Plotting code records
[start]

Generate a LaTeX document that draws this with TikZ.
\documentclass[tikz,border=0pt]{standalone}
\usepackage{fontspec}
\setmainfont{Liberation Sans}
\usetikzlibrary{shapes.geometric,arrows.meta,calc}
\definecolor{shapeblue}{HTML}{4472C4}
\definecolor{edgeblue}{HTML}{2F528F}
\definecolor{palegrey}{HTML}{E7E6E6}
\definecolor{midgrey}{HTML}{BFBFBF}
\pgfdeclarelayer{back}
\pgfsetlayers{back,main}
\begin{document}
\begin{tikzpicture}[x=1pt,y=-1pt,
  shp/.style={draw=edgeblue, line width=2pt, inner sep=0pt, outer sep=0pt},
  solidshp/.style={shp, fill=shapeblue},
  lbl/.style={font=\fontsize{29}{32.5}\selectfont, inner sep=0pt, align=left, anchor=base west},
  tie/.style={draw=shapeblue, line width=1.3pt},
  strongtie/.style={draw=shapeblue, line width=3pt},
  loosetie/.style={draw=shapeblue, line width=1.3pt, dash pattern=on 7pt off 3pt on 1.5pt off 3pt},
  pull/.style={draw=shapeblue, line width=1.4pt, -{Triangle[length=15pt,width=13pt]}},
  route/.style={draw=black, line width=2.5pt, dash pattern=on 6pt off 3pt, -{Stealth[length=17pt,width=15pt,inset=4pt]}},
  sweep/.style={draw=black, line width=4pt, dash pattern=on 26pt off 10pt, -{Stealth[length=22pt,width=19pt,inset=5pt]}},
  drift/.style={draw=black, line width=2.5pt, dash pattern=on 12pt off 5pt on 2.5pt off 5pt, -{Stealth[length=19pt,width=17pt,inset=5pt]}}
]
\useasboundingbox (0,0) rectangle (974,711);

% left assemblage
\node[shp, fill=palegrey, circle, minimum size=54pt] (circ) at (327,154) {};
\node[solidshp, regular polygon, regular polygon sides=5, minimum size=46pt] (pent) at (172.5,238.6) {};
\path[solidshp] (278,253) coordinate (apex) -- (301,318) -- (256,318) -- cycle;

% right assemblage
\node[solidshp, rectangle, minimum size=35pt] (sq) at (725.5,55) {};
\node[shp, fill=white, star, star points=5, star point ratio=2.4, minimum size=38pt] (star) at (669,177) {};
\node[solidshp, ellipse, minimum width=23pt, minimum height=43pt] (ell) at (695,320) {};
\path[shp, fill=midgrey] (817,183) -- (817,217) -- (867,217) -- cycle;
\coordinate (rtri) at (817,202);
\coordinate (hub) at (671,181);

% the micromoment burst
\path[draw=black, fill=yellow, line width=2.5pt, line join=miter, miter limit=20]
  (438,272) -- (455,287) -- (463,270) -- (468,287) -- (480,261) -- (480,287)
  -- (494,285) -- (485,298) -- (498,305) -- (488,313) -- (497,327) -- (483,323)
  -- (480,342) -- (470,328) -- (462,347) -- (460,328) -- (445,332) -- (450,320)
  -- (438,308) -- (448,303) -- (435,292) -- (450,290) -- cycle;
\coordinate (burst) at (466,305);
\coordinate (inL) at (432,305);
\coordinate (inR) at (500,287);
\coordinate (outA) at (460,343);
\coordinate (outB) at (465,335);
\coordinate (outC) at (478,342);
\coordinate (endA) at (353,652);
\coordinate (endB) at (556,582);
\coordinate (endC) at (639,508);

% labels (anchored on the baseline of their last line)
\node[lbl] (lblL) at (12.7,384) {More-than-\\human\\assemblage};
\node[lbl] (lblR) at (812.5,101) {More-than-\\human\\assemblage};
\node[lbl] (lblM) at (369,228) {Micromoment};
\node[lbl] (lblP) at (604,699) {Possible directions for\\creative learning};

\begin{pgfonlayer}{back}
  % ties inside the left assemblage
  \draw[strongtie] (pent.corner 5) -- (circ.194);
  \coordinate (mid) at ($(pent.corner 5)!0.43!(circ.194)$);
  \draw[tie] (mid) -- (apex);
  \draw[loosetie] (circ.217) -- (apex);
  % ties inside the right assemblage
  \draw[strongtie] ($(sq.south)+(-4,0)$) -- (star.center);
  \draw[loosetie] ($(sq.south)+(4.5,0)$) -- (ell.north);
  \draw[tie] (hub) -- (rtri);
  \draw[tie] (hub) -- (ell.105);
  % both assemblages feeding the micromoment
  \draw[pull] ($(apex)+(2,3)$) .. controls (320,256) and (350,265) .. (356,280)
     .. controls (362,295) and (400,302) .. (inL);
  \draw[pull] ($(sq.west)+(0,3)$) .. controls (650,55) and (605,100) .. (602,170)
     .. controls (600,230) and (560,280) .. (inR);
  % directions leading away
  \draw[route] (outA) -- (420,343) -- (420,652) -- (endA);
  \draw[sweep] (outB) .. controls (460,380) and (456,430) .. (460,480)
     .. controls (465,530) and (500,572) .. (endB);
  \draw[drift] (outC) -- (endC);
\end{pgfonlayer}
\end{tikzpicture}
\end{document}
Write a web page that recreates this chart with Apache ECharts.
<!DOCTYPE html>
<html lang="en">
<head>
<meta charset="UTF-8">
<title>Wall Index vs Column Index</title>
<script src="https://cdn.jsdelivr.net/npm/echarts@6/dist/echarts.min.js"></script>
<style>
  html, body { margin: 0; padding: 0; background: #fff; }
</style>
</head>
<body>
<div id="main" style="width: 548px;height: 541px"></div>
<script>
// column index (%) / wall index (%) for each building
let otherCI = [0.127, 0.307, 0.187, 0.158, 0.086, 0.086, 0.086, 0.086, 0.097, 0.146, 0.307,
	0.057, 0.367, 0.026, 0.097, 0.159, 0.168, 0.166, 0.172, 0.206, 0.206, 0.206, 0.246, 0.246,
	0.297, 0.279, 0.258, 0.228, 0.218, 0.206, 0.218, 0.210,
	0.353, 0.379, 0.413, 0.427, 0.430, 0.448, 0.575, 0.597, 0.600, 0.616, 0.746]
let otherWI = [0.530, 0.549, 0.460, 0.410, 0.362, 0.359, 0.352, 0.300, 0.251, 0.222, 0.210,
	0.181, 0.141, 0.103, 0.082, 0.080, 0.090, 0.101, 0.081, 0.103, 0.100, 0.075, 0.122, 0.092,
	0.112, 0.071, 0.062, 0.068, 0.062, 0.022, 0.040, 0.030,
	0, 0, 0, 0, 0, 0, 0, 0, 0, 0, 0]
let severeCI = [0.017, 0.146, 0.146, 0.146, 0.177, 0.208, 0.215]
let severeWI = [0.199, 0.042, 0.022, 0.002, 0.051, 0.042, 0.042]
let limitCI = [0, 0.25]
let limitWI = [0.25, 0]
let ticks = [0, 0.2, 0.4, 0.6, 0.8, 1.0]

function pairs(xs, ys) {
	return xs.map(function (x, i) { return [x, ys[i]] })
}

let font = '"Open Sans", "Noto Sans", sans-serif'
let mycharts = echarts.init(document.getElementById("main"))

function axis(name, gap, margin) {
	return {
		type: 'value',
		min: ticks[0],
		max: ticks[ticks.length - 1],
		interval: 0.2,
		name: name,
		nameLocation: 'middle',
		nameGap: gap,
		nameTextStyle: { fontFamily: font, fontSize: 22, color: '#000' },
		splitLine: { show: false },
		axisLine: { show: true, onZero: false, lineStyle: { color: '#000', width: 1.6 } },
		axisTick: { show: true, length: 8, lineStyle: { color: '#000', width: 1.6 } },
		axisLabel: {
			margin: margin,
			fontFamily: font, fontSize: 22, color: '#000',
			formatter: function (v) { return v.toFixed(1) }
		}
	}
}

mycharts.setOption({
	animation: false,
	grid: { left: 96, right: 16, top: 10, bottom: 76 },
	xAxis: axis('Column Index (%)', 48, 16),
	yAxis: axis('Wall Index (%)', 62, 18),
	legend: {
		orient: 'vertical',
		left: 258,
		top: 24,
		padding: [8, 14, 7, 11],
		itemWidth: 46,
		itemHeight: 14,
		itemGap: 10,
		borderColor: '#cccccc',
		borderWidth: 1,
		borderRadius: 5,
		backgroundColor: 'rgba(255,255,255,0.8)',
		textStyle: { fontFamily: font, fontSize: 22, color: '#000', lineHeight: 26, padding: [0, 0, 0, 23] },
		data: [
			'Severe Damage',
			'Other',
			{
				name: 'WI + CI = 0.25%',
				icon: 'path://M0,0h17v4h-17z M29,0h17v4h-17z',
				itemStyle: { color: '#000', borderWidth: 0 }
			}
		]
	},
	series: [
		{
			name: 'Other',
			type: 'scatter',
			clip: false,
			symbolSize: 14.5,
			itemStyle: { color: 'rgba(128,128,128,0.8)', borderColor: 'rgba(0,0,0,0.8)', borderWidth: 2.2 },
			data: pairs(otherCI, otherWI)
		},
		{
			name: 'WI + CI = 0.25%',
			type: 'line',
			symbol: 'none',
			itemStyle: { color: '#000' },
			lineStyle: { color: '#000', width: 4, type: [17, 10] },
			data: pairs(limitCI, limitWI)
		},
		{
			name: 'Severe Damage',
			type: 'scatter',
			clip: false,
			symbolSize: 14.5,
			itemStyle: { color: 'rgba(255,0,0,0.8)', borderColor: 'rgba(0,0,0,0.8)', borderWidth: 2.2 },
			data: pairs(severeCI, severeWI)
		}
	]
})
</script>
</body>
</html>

[end]

- [Challenge] The lines from the first of the entries through the line holding "(256,318) -- cycle;" are to be restated word for word, and no others.

- [Expected answer]
Generate a LaTeX document that draws this with TikZ.
\documentclass[tikz,border=0pt]{standalone}
\usepackage{fontspec}
\setmainfont{Liberation Sans}
\usetikzlibrary{shapes.geometric,arrows.meta,calc}
\definecolor{shapeblue}{HTML}{4472C4}
\definecolor{edgeblue}{HTML}{2F528F}
\definecolor{palegrey}{HTML}{E7E6E6}
\definecolor{midgrey}{HTML}{BFBFBF}
\pgfdeclarelayer{back}
\pgfsetlayers{back,main}
\begin{document}
\begin{tikzpicture}[x=1pt,y=-1pt,
  shp/.style={draw=edgeblue, line width=2pt, inner sep=0pt, outer sep=0pt},
  solidshp/.style={shp, fill=shapeblue},
  lbl/.style={font=\fontsize{29}{32.5}\selectfont, inner sep=0pt, align=left, anchor=base west},
  tie/.style={draw=shapeblue, line width=1.3pt},
  strongtie/.style={draw=shapeblue, line width=3pt},
  loosetie/.style={draw=shapeblue, line width=1.3pt, dash pattern=on 7pt off 3pt on 1.5pt off 3pt},
  pull/.style={draw=shapeblue, line width=1.4pt, -{Triangle[length=15pt,width=13pt]}},
  route/.style={draw=black, line width=2.5pt, dash pattern=on 6pt off 3pt, -{Stealth[length=17pt,width=15pt,inset=4pt]}},
  sweep/.style={draw=black, line width=4pt, dash pattern=on 26pt off 10pt, -{Stealth[length=22pt,width=19pt,inset=5pt]}},
  drift/.style={draw=black, line width=2.5pt, dash pattern=on 12pt off 5pt on 2.5pt off 5pt, -{Stealth[length=19pt,width=17pt,inset=5pt]}}
]
\useasboundingbox (0,0) rectangle (974,711);

% left assemblage
\node[shp, fill=palegrey, circle, minimum size=54pt] (circ) at (327,154) {};
\node[solidshp, regular polygon, regular polygon sides=5, minimum size=46pt] (pent) at (172.5,238.6) {};
\path[solidshp] (278,253) coordinate (apex) -- (301,318) -- (256,318) -- cycle;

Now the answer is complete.